**GIVEN REQUEST**
Repeat exactly, and only, the lines from the one that contains "Output the Python" through the one that contains "level (log tricoherence)", both ends included.
=== ENTRIES ===
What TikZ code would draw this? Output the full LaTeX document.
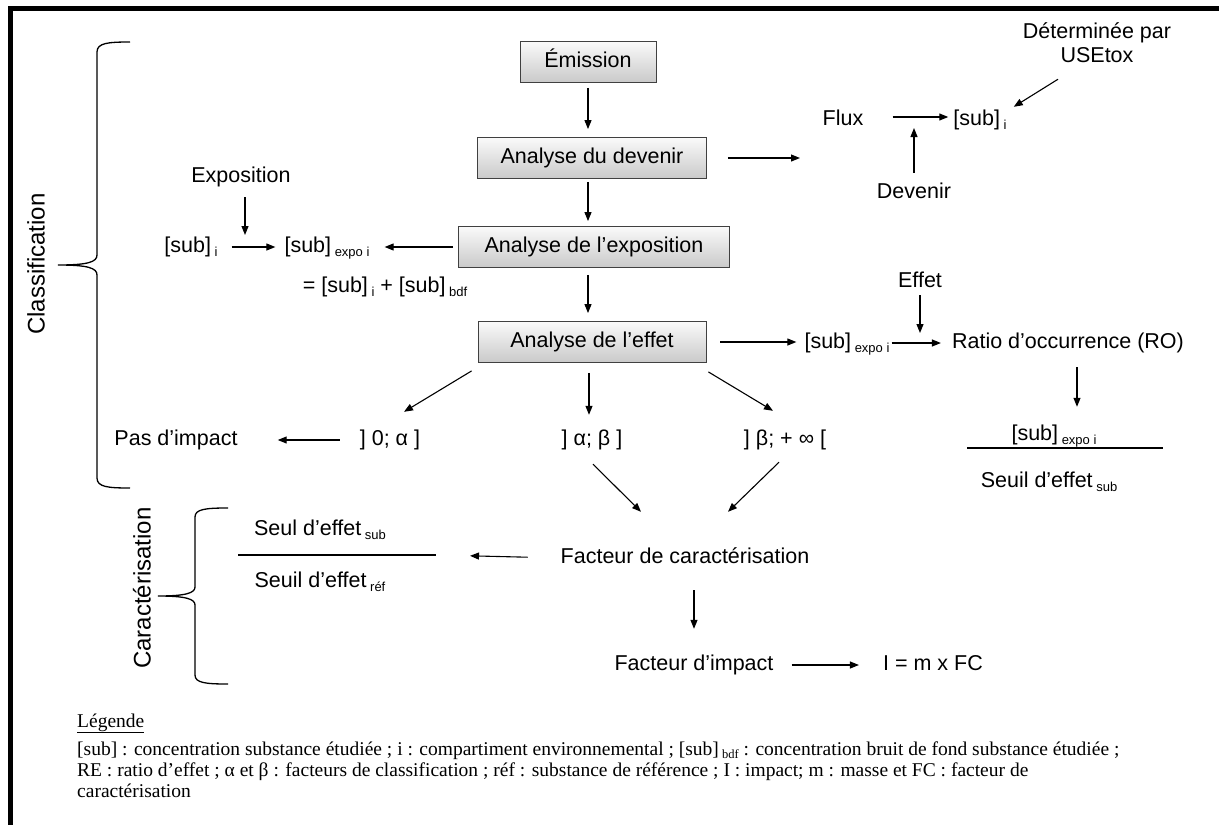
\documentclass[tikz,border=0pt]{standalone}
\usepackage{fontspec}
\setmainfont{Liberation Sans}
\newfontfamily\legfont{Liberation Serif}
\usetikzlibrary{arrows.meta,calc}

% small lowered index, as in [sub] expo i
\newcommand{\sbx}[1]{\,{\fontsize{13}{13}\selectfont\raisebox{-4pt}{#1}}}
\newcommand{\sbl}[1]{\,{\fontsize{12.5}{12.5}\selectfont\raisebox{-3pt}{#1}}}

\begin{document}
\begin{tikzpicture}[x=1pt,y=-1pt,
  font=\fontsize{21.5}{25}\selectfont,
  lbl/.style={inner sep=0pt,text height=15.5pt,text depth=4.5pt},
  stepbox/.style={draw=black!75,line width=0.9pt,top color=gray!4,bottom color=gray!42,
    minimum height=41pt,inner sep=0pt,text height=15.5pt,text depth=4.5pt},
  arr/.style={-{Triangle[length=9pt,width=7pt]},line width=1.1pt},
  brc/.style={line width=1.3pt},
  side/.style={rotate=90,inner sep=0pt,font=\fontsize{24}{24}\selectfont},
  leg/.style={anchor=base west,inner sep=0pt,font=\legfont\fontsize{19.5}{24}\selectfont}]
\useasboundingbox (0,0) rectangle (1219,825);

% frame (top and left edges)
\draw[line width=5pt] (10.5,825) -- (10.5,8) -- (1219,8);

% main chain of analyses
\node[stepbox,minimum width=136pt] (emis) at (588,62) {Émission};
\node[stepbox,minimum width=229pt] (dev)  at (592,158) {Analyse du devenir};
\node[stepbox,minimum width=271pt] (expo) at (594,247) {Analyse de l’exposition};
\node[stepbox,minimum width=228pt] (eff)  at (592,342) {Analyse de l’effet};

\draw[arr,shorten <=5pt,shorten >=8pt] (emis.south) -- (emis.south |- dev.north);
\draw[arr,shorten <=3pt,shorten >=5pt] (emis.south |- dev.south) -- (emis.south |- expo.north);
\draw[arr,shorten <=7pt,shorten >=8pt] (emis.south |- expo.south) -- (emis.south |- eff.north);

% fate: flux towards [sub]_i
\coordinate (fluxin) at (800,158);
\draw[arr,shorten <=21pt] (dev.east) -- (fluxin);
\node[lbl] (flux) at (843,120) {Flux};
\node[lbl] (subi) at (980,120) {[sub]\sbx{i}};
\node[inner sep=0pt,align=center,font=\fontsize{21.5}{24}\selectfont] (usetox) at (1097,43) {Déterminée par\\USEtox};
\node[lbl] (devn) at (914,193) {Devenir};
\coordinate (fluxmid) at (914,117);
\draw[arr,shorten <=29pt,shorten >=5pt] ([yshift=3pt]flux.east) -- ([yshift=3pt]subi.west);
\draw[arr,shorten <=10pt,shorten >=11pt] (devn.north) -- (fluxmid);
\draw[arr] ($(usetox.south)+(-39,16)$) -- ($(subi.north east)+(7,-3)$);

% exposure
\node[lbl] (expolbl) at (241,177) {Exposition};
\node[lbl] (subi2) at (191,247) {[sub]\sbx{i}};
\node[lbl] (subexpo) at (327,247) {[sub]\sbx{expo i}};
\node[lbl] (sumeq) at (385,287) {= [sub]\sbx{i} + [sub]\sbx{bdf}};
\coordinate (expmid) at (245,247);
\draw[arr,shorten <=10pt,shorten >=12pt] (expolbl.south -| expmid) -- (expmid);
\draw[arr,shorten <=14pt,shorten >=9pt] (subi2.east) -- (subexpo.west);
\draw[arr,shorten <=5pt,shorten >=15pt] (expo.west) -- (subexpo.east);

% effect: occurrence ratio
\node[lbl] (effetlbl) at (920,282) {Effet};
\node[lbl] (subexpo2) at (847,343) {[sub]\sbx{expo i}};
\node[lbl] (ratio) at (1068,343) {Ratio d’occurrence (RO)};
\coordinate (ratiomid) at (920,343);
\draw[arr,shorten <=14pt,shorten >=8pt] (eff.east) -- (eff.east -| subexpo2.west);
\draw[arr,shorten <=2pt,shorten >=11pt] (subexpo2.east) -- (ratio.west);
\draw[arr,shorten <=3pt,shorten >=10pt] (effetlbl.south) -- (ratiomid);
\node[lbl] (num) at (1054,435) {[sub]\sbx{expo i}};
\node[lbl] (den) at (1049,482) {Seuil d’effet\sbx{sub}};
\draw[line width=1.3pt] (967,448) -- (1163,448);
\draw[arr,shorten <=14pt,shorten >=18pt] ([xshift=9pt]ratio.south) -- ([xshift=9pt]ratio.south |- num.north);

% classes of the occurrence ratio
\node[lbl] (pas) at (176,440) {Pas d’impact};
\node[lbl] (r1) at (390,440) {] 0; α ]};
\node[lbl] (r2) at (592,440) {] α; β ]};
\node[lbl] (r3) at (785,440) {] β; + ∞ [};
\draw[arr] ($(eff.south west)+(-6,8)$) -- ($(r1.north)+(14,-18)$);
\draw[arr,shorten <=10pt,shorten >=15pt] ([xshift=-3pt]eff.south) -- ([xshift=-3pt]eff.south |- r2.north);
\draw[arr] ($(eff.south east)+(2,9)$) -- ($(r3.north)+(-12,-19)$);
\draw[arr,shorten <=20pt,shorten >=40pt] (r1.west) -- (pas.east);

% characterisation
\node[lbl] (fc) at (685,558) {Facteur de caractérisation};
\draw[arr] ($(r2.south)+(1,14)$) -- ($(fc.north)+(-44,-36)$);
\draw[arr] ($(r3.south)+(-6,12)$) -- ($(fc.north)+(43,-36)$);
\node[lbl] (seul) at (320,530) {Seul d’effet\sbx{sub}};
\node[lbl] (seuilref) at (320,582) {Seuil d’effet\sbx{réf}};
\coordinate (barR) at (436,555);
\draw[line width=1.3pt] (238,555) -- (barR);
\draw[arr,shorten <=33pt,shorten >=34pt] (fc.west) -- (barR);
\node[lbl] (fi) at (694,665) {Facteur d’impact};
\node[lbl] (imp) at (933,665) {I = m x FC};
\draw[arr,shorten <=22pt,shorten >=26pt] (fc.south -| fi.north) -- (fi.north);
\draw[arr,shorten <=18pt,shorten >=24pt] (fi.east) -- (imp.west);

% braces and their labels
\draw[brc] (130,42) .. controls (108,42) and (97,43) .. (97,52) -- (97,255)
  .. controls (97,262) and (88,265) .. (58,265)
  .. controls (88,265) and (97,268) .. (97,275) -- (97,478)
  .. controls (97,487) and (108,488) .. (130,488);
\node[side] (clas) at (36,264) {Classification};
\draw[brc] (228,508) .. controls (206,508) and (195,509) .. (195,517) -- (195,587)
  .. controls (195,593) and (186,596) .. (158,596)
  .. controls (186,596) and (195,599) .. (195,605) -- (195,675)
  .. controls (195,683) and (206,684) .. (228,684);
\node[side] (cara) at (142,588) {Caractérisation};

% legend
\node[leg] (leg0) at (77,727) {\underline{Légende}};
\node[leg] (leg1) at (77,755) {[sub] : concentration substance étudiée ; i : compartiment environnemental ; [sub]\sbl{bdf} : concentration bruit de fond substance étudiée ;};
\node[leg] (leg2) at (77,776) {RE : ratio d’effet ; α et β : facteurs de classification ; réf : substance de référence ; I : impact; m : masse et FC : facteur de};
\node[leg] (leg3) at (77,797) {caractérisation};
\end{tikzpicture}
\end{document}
===
=== ENTRIES ===
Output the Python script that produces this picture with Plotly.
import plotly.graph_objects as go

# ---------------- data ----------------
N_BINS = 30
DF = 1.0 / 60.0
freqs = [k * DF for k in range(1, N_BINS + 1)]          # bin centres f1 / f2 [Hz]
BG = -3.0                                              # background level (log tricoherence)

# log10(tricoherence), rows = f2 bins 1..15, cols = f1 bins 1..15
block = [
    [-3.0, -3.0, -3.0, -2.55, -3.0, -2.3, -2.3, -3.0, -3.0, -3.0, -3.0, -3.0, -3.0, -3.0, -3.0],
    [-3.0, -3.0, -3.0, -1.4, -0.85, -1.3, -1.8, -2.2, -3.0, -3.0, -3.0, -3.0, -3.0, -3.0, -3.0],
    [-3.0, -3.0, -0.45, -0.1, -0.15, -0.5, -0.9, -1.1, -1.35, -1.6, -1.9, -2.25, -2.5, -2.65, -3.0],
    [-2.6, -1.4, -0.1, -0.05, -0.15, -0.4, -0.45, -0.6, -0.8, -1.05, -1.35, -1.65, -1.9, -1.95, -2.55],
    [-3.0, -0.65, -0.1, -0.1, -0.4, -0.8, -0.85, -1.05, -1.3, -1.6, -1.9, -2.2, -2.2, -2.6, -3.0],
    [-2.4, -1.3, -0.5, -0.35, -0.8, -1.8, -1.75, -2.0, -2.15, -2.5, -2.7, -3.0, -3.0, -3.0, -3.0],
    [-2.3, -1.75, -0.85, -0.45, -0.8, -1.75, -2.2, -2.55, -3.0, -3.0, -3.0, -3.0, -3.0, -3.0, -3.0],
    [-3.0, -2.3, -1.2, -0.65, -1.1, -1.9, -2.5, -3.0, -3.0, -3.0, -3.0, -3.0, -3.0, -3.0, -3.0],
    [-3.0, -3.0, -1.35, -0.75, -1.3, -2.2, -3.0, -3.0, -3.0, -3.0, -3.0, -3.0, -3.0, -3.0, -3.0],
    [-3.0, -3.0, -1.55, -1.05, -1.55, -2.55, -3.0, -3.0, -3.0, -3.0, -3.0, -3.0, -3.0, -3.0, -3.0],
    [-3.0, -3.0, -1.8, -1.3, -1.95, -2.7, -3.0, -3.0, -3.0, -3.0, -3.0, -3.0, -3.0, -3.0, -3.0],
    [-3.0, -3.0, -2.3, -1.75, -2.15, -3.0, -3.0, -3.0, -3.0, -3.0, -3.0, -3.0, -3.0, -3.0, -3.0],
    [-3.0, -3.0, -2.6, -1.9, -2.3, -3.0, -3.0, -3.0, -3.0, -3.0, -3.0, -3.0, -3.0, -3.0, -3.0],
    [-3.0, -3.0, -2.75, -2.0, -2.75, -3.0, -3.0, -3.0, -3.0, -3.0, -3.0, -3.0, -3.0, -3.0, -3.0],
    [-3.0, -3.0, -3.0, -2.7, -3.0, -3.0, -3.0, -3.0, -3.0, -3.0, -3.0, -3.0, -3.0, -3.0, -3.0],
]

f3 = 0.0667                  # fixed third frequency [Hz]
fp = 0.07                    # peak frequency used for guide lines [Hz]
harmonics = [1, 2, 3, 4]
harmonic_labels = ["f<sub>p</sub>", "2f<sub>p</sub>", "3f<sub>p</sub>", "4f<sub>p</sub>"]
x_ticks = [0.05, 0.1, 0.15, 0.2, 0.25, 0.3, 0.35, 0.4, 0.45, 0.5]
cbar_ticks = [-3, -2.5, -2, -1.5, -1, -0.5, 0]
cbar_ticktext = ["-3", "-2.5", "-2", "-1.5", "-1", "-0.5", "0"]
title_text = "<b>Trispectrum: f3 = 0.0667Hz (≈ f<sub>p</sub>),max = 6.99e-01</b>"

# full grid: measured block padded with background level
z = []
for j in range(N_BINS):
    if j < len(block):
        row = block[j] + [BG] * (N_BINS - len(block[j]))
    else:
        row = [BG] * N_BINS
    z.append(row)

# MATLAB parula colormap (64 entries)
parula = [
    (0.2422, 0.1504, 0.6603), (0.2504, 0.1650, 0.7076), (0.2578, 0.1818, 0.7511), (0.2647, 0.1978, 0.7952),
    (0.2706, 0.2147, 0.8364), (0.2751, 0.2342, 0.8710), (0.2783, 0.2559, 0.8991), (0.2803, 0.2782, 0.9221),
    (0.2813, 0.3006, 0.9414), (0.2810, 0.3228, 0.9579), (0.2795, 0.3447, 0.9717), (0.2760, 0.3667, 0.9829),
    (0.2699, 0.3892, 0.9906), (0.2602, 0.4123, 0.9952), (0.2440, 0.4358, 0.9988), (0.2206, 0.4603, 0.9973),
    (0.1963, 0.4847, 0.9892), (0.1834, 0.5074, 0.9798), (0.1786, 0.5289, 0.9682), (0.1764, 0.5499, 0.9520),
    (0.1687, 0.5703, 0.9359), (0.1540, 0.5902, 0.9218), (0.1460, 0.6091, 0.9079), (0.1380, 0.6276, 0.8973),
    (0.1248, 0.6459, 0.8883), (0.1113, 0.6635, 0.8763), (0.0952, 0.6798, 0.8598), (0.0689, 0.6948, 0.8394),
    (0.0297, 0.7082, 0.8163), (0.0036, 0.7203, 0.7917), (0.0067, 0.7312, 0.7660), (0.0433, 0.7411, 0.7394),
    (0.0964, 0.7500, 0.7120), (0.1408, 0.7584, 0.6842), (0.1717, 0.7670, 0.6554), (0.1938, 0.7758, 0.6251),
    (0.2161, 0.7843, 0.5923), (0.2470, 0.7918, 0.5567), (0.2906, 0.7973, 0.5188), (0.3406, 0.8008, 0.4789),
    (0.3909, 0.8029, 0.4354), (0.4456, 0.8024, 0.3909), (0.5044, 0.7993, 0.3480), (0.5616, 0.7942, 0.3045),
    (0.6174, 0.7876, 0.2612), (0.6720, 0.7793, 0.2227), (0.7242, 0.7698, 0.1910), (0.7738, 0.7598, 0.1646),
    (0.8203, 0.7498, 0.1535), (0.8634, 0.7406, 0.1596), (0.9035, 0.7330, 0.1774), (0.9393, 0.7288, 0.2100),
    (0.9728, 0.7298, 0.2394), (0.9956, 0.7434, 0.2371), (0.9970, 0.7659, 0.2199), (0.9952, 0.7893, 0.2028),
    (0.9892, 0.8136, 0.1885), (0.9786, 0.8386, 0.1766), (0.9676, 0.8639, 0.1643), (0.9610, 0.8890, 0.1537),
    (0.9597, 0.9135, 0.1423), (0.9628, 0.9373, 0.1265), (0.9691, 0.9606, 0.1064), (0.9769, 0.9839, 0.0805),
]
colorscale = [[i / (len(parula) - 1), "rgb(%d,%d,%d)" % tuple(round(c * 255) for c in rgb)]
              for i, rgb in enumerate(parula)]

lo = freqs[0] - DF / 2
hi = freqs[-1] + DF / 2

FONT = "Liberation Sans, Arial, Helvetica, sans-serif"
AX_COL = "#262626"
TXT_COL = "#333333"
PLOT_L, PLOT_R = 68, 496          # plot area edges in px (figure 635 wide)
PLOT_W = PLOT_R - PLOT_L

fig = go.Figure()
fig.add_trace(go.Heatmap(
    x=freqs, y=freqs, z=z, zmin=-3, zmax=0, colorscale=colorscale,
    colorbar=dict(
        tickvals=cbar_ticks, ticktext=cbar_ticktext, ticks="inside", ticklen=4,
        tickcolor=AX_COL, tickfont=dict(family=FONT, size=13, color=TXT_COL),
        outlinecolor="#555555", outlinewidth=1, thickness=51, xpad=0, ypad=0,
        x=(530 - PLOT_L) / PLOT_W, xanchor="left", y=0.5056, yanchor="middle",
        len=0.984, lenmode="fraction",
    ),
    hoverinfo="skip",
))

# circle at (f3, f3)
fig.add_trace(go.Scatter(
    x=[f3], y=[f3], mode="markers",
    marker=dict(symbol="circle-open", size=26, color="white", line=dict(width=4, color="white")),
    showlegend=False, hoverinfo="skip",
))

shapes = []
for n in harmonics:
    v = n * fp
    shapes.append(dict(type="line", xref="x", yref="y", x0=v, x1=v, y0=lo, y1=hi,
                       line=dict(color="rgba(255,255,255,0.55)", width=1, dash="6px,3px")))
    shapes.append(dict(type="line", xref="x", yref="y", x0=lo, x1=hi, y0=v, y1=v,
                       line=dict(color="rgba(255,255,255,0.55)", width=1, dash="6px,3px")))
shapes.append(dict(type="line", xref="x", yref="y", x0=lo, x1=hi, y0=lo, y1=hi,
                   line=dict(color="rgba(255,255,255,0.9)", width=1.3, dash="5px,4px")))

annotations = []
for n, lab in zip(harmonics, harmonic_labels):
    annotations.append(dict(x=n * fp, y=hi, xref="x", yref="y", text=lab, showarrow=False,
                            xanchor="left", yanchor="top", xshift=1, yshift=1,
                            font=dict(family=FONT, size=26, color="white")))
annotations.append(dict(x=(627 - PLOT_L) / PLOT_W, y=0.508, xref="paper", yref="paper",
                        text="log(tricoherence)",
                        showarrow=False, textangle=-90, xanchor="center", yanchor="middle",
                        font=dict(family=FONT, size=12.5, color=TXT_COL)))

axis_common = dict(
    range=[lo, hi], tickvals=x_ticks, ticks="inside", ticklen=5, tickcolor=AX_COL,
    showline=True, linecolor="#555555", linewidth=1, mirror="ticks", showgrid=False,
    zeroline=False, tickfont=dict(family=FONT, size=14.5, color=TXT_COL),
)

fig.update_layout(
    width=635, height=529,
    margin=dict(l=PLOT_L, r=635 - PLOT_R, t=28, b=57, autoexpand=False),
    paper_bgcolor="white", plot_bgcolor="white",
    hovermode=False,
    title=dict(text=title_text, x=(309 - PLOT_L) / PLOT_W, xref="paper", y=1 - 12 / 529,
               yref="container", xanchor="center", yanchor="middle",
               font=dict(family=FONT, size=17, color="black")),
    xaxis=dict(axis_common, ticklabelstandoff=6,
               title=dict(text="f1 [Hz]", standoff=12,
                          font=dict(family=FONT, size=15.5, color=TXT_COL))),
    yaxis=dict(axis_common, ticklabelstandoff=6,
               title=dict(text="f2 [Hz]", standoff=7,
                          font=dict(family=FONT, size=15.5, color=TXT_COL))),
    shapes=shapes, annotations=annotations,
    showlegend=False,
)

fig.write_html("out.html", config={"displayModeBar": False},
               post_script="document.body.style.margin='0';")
===
=== ENTRIES ===
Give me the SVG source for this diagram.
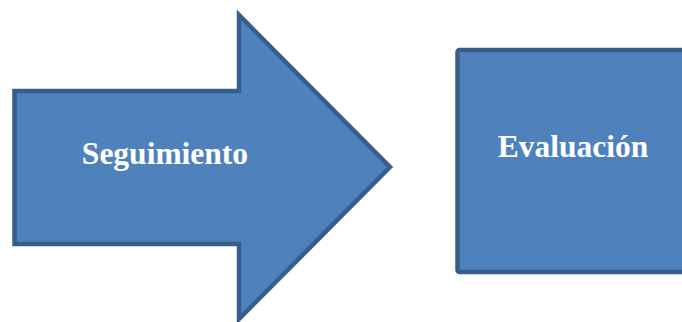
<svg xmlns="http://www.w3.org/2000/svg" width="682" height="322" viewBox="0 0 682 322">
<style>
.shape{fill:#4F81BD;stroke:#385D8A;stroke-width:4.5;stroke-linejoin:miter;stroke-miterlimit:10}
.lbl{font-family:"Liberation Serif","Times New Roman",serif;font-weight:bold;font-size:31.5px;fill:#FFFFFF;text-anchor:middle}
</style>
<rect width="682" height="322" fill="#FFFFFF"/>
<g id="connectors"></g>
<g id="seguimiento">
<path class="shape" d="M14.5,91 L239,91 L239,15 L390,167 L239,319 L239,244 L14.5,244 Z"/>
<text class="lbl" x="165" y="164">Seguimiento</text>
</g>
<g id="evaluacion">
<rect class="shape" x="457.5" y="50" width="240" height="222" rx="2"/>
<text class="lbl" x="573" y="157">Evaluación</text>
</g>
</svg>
===
**TASK ANSWER**
Output the Python script that produces this picture with Plotly.
import plotly.graph_objects as go

# ---------------- data ----------------
N_BINS = 30
DF = 1.0 / 60.0
freqs = [k * DF for k in range(1, N_BINS + 1)]          # bin centres f1 / f2 [Hz]
BG = -3.0                                              # background level (log tricoherence)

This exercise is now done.